Properties and construction of extreme bipartite states having positive partial transpose

TL;DR

This paper investigates the structure and existence of extreme states with positive partial transpose in bipartite quantum systems, proving new emptiness results for certain rank subsets and constructing specific examples.

Contribution

It proves the conjecture that E_{MN-1}^{M,N} is empty and extends emptiness results for E_r^{M,N} when min(M,N)=4, also introducing the concept of good states.

Findings

E_{MN-1}^{M,N} is empty for all M,N.

E_{N+1}^{M,N} is empty if M,N>3.

Constructed good 3 x N extreme states of rank N+1 for N>3.

Abstract

We consider a bipartite quantum system H_A x H_B with M=dim H_A and N=dim H_B. We study the set E of extreme points of the compact convex set of all states having positive partial transpose (PPT) and its subsets E_r={rho in E: rank rho=r}. Our main results pertain to the subsets E_r^{M,N} of E_r consisting of states whose reduced density operators have ranks M and N, respectively.
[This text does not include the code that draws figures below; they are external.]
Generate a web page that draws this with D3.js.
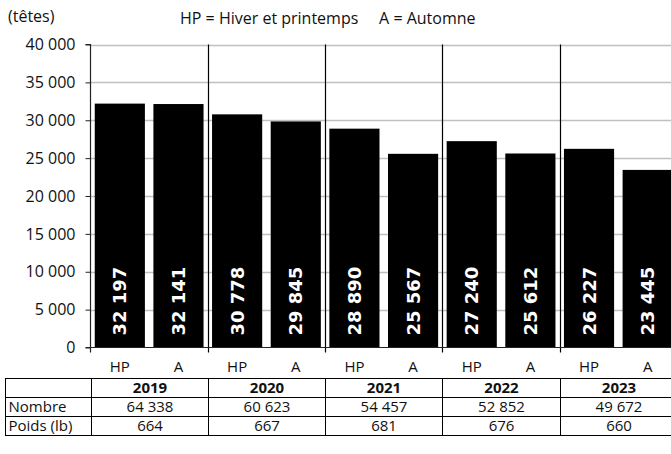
<!DOCTYPE html>
<html>
<head>
<meta charset="utf-8">
<script src="https://cdn.jsdelivr.net/npm/d3@7"></script>
<style>
  body { margin: 0; background: #fff; }
  svg { display: block; }
</style>
</head>
<body>
<div id="chart"></div>
<script>
// data
var years = ["2019", "2020", "2021", "2022", "2023"];
var seasons = ["HP", "A"];
var heads = [32197, 32141, 30778, 29845, 28890, 25567, 27240, 25612, 26227, 23445];
var nombre = ["64 338", "60 623", "54 457", "52 852", "49 672"];
var poids = ["664", "667", "681", "676", "660"];
var yTicks = [0, 5000, 10000, 15000, 20000, 25000, 30000, 35000, 40000];

var width = 671, height = 454;
var plotL = 90.5, plotR = 677, plotT = 44.5, plotB = 347.5;
var font = "'Open Sans', 'Noto Sans', sans-serif";

var svg = d3.select("#chart").append("svg").attr("width", width).attr("height", height);

var fmt = function (v) { return d3.format(",")(v).replace(/,/g, " "); };

var bars = [];
years.forEach(function (y, i) {
  seasons.forEach(function (s, j) {
    bars.push({ key: y + "-" + s, year: y, season: s, value: heads[i * 2 + j] });
  });
});

var xYear = d3.scaleBand().domain(years).range([plotL, plotR]);
var x = d3.scaleBand().domain(bars.map(d => d.key)).range([plotL, plotR]).paddingInner(0.145).paddingOuter(0.0725);
var yScale = d3.scaleLinear().domain([0, 40000]).range([plotB, plotT]);

// gridlines
svg.append("g").selectAll("line").data(yTicks.slice(1)).enter().append("line")
  .attr("x1", plotL).attr("x2", plotR)
  .attr("y1", d => Math.round(yScale(d)) + 0.5).attr("y2", d => Math.round(yScale(d)) + 0.5)
  .attr("stroke", "#c0c0c0").attr("stroke-width", 1.5);

// bars
svg.append("g").selectAll("rect").data(bars).enter().append("rect")
  .attr("x", d => x(d.key)).attr("width", x.bandwidth())
  .attr("y", d => yScale(d.value)).attr("height", d => plotB - yScale(d.value))
  .attr("fill", "#000");

// year separators
svg.append("g").selectAll("line").data(years.slice(1)).enter().append("line")
  .attr("x1", d => Math.round(xYear(d)) + 0.5).attr("x2", d => Math.round(xYear(d)) + 0.5)
  .attr("y1", plotT).attr("y2", plotB + 5)
  .attr("stroke", "#000").attr("stroke-width", 1.2);

// y axis
var yAxis = d3.axisLeft(yScale).tickValues(yTicks).tickSize(5).tickPadding(10).tickFormat(fmt);
var gy = svg.append("g").attr("transform", "translate(" + plotL + ",0)").call(yAxis);
gy.select(".domain").attr("stroke", "#222").attr("stroke-width", 1.2).attr("d", "M-5," + plotT + "H0V" + plotB);
gy.selectAll(".tick line").attr("stroke", "#222");
gy.selectAll("text").style("font-family", font).style("font-size", "16px").attr("fill", "#111");

// x axis line
svg.append("line").attr("x1", plotL - 5).attr("x2", plotR).attr("y1", plotB).attr("y2", plotB)
  .attr("stroke", "#222").attr("stroke-width", 1.2);
svg.append("line").attr("x1", plotL).attr("x2", plotL).attr("y1", plotB).attr("y2", plotB + 5)
  .attr("stroke", "#222").attr("stroke-width", 1.2);

// season labels
svg.append("g").selectAll("text").data(bars).enter().append("text")
  .attr("x", d => x(d.key) + x.bandwidth() / 2).attr("y", 372)
  .attr("text-anchor", "middle").style("font-family", font).style("font-size", "15px").attr("fill", "#111")
  .text(d => d.season);

// value labels inside bars
svg.append("g").selectAll("text").data(bars).enter().append("text")
  .attr("transform", d => "translate(" + (x(d.key) + x.bandwidth() / 2 + 6.5) + "," + (plotB - 12) + ") rotate(-90)")
  .style("font-family", "'DejaVu Sans', sans-serif").attr("font-weight", "bold").style("font-size", "18px")
  .attr("fill", "#fff").text(d => fmt(d.value));

// header texts
svg.append("text").attr("x", 8).attr("y", 22).style("font-family", font).style("font-size", "16px").attr("fill", "#111").text("(têtes)");
svg.append("text").attr("x", 180).attr("y", 24).style("font-family", font).style("font-size", "16px").attr("fill", "#111")
  .attr("xml:space", "preserve").text("HP = Hiver et printemps     A = Automne");

// table
var tTop = 378, rowH = 19, tLeft = 5.5;
var rows = [["", ...years], ["Nombre", ...nombre], ["Poids (lb)", ...poids]];
var tbl = svg.append("g");
rows.forEach(function (r, ri) {
  var yy = tTop + ri * rowH;
  r.forEach(function (c, ci) {
    var x0 = ci === 0 ? tLeft : Math.round(xYear(years[ci - 1])) + 0.5;
    var x1 = ci === 0 ? Math.round(plotL) + 0.5 : Math.round(xYear(years[ci - 1]) + xYear.bandwidth()) + 0.5;
    tbl.append("rect").attr("x", x0).attr("y", yy + 0.5).attr("width", x1 - x0).attr("height", rowH)
      .attr("fill", "none").attr("stroke", "#000").attr("stroke-width", 1);
    tbl.append("text")
      .attr("x", ci === 0 ? x0 + 3 : (x0 + x1) / 2).attr("y", yy + 15)
      .attr("text-anchor", ci === 0 ? "start" : "middle")
      .style("font-family", font).style("font-size", "15px")
      .attr("font-weight", ri === 0 ? "bold" : "normal").attr("fill", "#111")
      .text(c);
  });
});
</script>
</body>
</html>
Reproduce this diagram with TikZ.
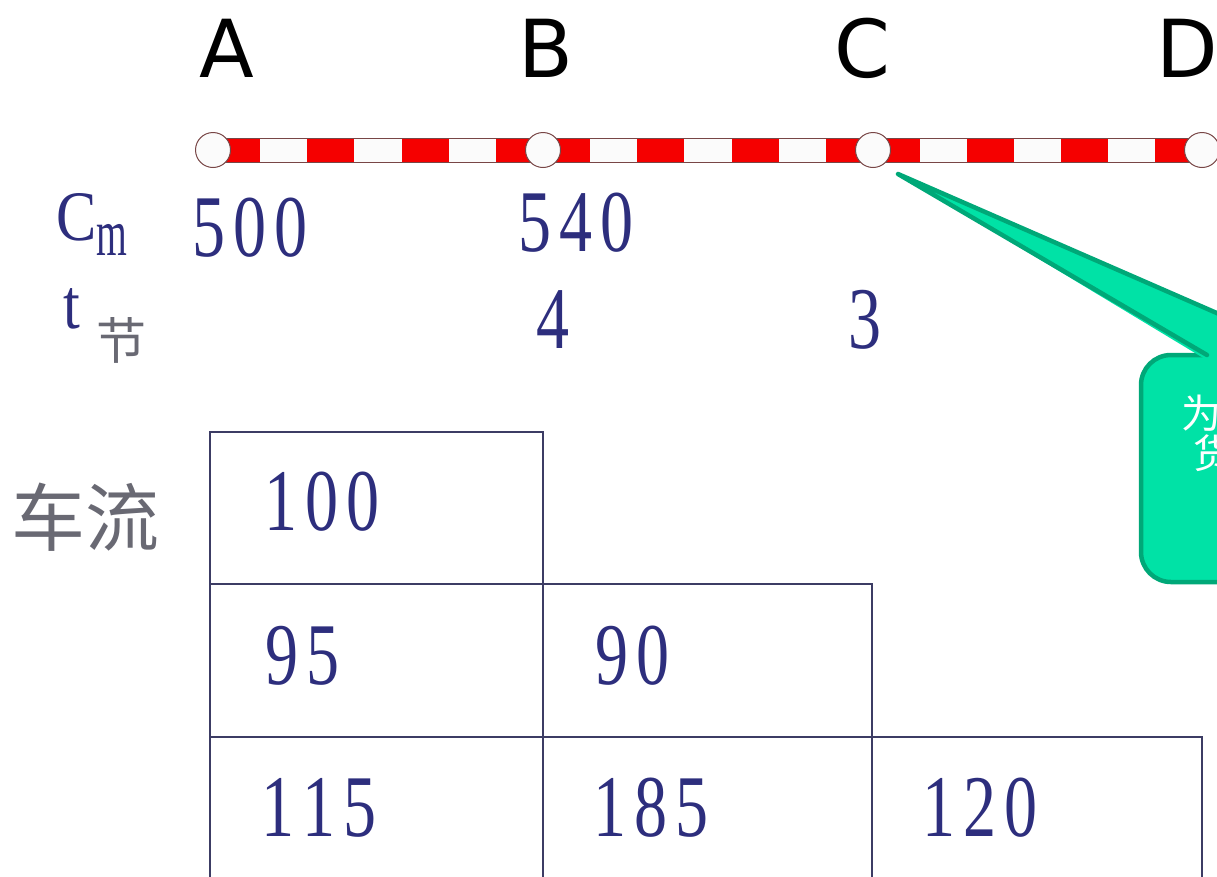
\documentclass[tikz,border=0pt]{standalone}
\usepackage{fontspec}
\usepackage{graphicx}
\setmainfont{Liberation Serif}
\newfontfamily\numfont[FakeStretch=0.75]{Liberation Serif}
\newfontfamily\labfont[FakeStretch=0.85]{Liberation Serif}
\newfontfamily\subfont[FakeStretch=0.6]{Liberation Serif}
\newfontfamily\letterfont{DejaVu Sans}
\newfontfamily\cjk{Noto Sans CJK SC}
\newcommand\dk{\kern8pt}
\definecolor{navy}{RGB}{45,46,125}
\definecolor{railred}{RGB}{245,0,0}
\definecolor{railedge}{RGB}{120,70,70}
\definecolor{gridline}{RGB}{60,60,100}
\definecolor{cngray}{RGB}{105,105,115}
\definecolor{cofill}{RGB}{0,226,166}
\definecolor{coline}{RGB}{0,168,120}
\begin{document}
\begin{tikzpicture}[x=1pt,y=-1pt,
  letter/.style={anchor=base,inner sep=0pt,font=\letterfont\fontsize{80}{80}\selectfont},
  num/.style={anchor=base west,inner sep=0pt,text=navy,font=\numfont\fontsize{88}{88}\selectfont},
  lab/.style={anchor=base west,inner sep=0pt,text=navy,font=\labfont\fontsize{71}{71}\selectfont},
  station/.style={circle,inner sep=0pt,minimum size=35pt,fill=white!97!gray,draw=railedge,line width=1pt},
  grid/.style={draw=gridline,line width=1.5pt},
  cn/.style={inner sep=0pt,text=cngray,font=\cjk\fontsize{74}{74}\selectfont},
  cotext/.style={anchor=west,inner sep=0pt,text=white,font=\cjk\fontsize{40}{40}\selectfont}]
\useasboundingbox (0,0) rectangle (1217,876);
\clip (0,0) rectangle (1217,876);
% station letters
\node[letter] (lA) at (227,77) {A};
\node[letter] (lB) at (546,77) {B};
\node[letter] (lC) at (862,77) {C};
\node[letter] (lD) at (1187,77) {D};
% rail
\fill[white!97!gray] (213,138) rectangle (1202,162);
\foreach \s/\e in {213/543,543/873,873/1202}{
  \foreach \k in {0,2,4,6}{
    \fill[railred] ({\s+(\e-\s)*\k/7},138) rectangle ({\s+(\e-\s)*(\k+1)/7},162);
  }
}
\draw[railedge,line width=0.8pt] (213,138) -- (1202,138) (213,162) -- (1202,162);
\node[station] (sA) at (213,150) {};
\node[station] (sB) at (543,150) {};
\node[station] (sC) at (873,150) {};
\node[station] (sD) at (1202,150) {};
% row labels
\node[lab] (Cm) at (56,240) {C};
\node[anchor=base west,inner sep=0pt,text=navy,font=\subfont\fontsize{66}{66}\selectfont] (msub) at (96,255) {m};
\node[lab] (tl) at (63,328) {t};
\node[inner sep=0pt,text=cngray,font=\cjk\fontsize{50}{50}\selectfont] (jie) at (121,340) {节};
\node[num] (c500) at (192,256) {5\dk0\dk0};
\node[num] (c540) at (518,251) {5\dk4\dk0};
\node[num] (t4) at (536,348) {4};
\node[num] (t3) at (848,348) {3};
% table
\node[cn] (cl) at (85,517) {车流};
\draw[grid] (210,432) rectangle (543,584);
\draw[grid] (210,584) rectangle (872,737);
\draw[grid] (543,584) -- (543,737);
\draw[grid] (210,737) rectangle (1202,900);
\draw[grid] (543,737) -- (543,900) (872,737) -- (872,900);
\node[num] (v100) at (264,530) {1\dk0\dk0};
\node[num] (v95) at (265,684) {9\dk5};
\node[num] (v90) at (595,684) {9\dk0};
\node[num] (v115) at (261,836) {1\dk1\dk5};
\node[num] (v185) at (593,836) {1\dk8\dk5};
\node[num] (v120) at (922,836) {1\dk2\dk0};
% callout
\coordinate (tip) at (898,174);
\draw[draw=coline,fill=cofill,line width=4.5pt,rounded corners=30pt] (1141,355) rectangle (1430,582);
\fill[cofill] (tip) -- (1205,359) -- (1318,359) -- cycle;
\draw[coline,line width=4.5pt,line cap=round,line join=round] (1207,355) -- (tip) -- (1313,355);
\node[cotext] (w1) at (1181,413) {为};
\node[cotext] (w2) at (1193,453) {货};
\end{tikzpicture}
\end{document}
The set E_1 is just the set of pure product states. It is known that E_r^{M,N} is empty for 1< r <= min(M,N) and for r=MN. We prove that also E_{MN-1}^{M,N} is empty. Leinaas, Myrheim and Sollid have conjectured that E_{M+N-2}^{M,N} is not empty for all M,N>2 and that E_r^{M,N} is empty for 1<r<M+N-2. We prove the first part of their conjecture. The second part is known to hold when min(M,N)=3 and we prove that it holds also when min(M,N)=4. This is a consequence of our result that E_{N+1}^{M,N} is empty if M,N>3. We introduce the notion of "good" states, show that all pure states are good and give a simple description of the good separable states. For a good state rho in E_{M+N-2}^{M,N}, we prove that the range of rho contains no product vectors and that the partial transpose of rho has rank M+N-2 as well. In the special case M=3, we construct good 3 x N extreme states of rank N+1 for all N>3.